◆ Written task
Please, without the pictures, retype exactly the lines from the start of the material through the line that holds "const series: any[] = [];".

• • • • •

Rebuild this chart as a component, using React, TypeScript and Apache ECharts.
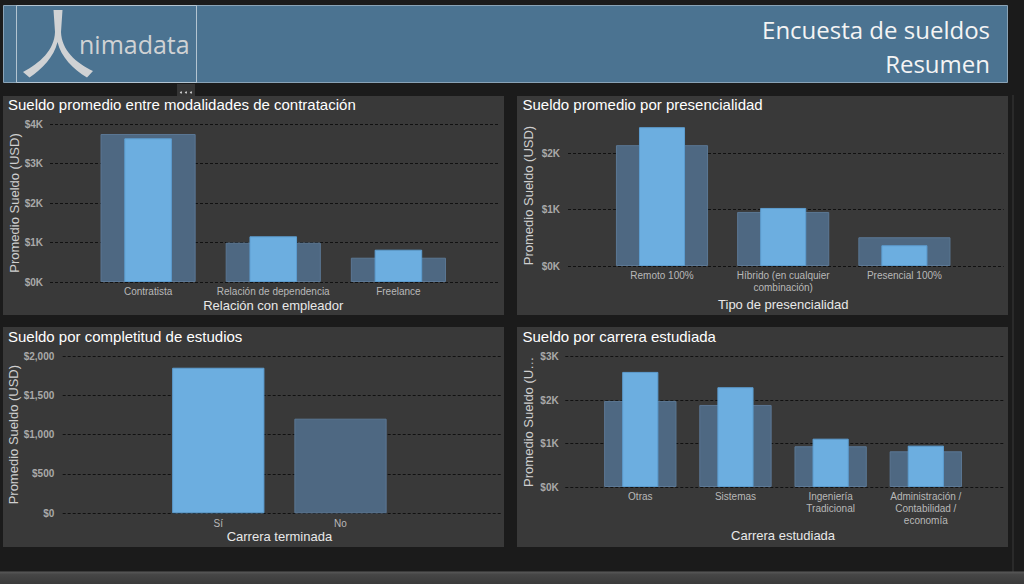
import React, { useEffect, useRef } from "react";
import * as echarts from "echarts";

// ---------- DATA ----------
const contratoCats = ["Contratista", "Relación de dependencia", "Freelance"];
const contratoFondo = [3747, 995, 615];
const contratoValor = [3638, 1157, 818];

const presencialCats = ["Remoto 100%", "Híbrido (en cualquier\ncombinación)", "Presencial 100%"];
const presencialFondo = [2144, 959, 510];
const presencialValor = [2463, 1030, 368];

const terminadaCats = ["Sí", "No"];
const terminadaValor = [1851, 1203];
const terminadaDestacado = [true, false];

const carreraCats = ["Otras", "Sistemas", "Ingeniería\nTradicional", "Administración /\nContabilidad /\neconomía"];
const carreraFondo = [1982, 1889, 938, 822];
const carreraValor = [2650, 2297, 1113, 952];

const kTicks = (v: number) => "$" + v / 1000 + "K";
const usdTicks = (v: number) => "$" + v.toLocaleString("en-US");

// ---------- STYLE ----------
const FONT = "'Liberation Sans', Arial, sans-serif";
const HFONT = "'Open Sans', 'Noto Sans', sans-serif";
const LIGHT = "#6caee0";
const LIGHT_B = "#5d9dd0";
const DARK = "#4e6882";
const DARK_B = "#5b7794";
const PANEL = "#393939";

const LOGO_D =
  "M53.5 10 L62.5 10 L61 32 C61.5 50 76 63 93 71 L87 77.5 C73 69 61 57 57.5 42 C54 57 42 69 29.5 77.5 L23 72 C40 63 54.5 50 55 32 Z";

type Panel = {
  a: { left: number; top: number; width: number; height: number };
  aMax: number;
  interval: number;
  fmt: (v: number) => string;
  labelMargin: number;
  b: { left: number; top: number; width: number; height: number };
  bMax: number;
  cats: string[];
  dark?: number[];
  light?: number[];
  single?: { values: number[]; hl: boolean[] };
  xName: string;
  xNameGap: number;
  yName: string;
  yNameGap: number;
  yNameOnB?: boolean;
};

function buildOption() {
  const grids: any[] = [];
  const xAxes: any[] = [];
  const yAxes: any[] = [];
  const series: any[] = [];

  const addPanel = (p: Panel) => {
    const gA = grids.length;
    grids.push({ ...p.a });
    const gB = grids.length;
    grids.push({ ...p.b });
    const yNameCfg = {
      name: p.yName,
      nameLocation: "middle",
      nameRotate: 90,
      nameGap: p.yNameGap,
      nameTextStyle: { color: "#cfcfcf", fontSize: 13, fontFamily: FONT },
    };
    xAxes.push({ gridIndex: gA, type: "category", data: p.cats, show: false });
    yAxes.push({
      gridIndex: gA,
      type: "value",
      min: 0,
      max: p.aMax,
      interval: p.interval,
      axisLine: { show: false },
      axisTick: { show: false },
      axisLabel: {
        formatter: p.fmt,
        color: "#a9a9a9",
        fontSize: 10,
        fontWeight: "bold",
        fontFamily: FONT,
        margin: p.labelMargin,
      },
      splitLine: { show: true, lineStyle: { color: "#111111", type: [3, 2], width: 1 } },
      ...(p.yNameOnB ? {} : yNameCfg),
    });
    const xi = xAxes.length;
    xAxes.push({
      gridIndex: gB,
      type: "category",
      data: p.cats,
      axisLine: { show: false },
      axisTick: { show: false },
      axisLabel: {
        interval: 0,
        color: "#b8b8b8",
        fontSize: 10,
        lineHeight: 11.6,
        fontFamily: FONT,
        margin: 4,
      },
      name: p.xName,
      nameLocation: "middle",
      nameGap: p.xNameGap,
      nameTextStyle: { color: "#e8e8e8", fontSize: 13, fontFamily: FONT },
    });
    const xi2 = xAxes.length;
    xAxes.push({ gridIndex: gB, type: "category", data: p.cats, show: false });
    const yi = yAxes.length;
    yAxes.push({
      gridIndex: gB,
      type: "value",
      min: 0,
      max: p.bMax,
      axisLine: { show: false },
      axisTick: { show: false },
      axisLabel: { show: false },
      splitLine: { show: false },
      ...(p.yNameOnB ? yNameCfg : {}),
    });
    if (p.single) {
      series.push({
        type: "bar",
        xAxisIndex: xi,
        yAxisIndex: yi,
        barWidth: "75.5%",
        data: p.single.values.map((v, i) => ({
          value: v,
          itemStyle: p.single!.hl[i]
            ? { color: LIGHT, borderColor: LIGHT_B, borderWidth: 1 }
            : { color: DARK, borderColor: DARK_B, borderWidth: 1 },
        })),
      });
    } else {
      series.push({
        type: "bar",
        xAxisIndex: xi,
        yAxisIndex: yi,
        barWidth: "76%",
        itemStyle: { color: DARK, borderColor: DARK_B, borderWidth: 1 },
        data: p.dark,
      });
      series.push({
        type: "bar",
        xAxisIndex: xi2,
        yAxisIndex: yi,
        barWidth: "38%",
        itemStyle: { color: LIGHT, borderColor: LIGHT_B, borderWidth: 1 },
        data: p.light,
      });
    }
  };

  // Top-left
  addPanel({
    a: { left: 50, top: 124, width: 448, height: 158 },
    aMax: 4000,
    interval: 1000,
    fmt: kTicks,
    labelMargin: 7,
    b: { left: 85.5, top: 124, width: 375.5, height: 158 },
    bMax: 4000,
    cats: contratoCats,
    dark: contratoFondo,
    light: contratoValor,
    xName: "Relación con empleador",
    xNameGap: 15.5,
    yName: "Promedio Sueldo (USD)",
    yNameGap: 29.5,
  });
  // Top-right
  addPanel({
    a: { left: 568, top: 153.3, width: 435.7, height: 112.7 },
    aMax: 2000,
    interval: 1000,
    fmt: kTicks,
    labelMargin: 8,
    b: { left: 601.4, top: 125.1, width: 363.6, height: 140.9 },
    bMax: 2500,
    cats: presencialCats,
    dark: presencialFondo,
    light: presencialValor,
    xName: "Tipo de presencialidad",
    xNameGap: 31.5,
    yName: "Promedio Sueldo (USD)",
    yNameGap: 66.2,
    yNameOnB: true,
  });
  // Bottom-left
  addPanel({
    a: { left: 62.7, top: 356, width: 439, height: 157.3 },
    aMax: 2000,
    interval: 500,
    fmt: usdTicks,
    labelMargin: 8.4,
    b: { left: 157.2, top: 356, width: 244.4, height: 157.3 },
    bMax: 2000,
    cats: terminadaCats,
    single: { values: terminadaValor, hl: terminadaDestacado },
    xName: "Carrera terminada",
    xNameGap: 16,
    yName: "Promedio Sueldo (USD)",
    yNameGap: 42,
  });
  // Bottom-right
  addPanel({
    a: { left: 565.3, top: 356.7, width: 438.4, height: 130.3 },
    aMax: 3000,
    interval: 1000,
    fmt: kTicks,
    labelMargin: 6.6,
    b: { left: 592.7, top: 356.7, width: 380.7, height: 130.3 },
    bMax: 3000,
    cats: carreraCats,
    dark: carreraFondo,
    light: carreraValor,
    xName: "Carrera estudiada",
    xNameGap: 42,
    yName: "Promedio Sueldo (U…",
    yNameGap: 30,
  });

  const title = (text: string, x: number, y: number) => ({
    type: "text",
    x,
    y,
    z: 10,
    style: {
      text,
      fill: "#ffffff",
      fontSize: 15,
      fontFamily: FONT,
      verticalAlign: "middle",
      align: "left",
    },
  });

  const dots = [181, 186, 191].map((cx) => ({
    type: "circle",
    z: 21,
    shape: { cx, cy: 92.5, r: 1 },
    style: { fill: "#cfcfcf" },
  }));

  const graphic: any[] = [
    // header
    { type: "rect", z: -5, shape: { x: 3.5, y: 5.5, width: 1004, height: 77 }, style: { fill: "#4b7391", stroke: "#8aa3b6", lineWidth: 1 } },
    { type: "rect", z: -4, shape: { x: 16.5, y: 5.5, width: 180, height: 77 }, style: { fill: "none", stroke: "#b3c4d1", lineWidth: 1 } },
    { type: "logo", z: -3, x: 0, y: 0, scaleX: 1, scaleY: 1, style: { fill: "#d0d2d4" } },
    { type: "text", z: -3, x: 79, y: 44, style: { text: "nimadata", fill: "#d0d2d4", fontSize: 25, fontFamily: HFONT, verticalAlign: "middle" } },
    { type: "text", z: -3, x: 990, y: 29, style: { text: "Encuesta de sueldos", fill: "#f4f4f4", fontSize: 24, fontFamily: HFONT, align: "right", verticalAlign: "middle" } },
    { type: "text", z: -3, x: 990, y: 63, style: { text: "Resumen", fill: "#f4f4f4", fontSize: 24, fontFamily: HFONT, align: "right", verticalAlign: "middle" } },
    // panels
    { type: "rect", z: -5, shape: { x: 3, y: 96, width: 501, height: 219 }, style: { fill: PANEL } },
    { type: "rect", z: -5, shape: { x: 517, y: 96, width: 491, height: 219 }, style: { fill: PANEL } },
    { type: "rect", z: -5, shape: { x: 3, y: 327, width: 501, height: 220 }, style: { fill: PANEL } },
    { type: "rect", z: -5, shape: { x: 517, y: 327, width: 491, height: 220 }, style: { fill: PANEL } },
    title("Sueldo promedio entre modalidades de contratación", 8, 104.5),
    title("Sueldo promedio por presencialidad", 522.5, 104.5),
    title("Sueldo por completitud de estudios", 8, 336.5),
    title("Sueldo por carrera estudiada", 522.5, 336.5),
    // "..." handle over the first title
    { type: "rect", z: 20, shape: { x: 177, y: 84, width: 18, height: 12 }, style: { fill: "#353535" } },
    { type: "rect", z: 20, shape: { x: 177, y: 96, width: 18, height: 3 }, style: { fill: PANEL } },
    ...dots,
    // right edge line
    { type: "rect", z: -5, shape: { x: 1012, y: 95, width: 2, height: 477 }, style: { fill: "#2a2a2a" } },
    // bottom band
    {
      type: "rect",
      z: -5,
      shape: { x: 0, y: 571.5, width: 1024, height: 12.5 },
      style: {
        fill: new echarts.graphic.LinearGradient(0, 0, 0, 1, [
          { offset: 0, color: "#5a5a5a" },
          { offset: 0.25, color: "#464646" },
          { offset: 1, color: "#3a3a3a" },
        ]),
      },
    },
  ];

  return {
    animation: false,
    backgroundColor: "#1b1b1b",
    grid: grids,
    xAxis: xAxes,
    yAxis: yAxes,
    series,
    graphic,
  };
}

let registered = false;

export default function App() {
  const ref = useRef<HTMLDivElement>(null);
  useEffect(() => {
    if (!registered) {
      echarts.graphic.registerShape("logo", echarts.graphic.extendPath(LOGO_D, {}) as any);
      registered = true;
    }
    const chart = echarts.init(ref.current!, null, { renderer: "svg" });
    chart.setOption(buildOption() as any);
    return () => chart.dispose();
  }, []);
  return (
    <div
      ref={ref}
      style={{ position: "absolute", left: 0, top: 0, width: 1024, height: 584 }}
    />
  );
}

• • • • •

◆ Solution to this exercise
Rebuild this chart as a component, using React, TypeScript and Apache ECharts.
import React, { useEffect, useRef } from "react";
import * as echarts from "echarts";

// ---------- DATA ----------
const contratoCats = ["Contratista", "Relación de dependencia", "Freelance"];
const contratoFondo = [3747, 995, 615];
const contratoValor = [3638, 1157, 818];

const presencialCats = ["Remoto 100%", "Híbrido (en cualquier\ncombinación)", "Presencial 100%"];
const presencialFondo = [2144, 959, 510];
const presencialValor = [2463, 1030, 368];

const terminadaCats = ["Sí", "No"];
const terminadaValor = [1851, 1203];
const terminadaDestacado = [true, false];

const carreraCats = ["Otras", "Sistemas", "Ingeniería\nTradicional", "Administración /\nContabilidad /\neconomía"];
const carreraFondo = [1982, 1889, 938, 822];
const carreraValor = [2650, 2297, 1113, 952];

const kTicks = (v: number) => "$" + v / 1000 + "K";
const usdTicks = (v: number) => "$" + v.toLocaleString("en-US");

// ---------- STYLE ----------
const FONT = "'Liberation Sans', Arial, sans-serif";
const HFONT = "'Open Sans', 'Noto Sans', sans-serif";
const LIGHT = "#6caee0";
const LIGHT_B = "#5d9dd0";
const DARK = "#4e6882";
const DARK_B = "#5b7794";
const PANEL = "#393939";

const LOGO_D =
  "M53.5 10 L62.5 10 L61 32 C61.5 50 76 63 93 71 L87 77.5 C73 69 61 57 57.5 42 C54 57 42 69 29.5 77.5 L23 72 C40 63 54.5 50 55 32 Z";

type Panel = {
  a: { left: number; top: number; width: number; height: number };
  aMax: number;
  interval: number;
  fmt: (v: number) => string;
  labelMargin: number;
  b: { left: number; top: number; width: number; height: number };
  bMax: number;
  cats: string[];
  dark?: number[];
  light?: number[];
  single?: { values: number[]; hl: boolean[] };
  xName: string;
  xNameGap: number;
  yName: string;
  yNameGap: number;
  yNameOnB?: boolean;
};

function buildOption() {
  const grids: any[] = [];
  const xAxes: any[] = [];
  const yAxes: any[] = [];
  const series: any[] = [];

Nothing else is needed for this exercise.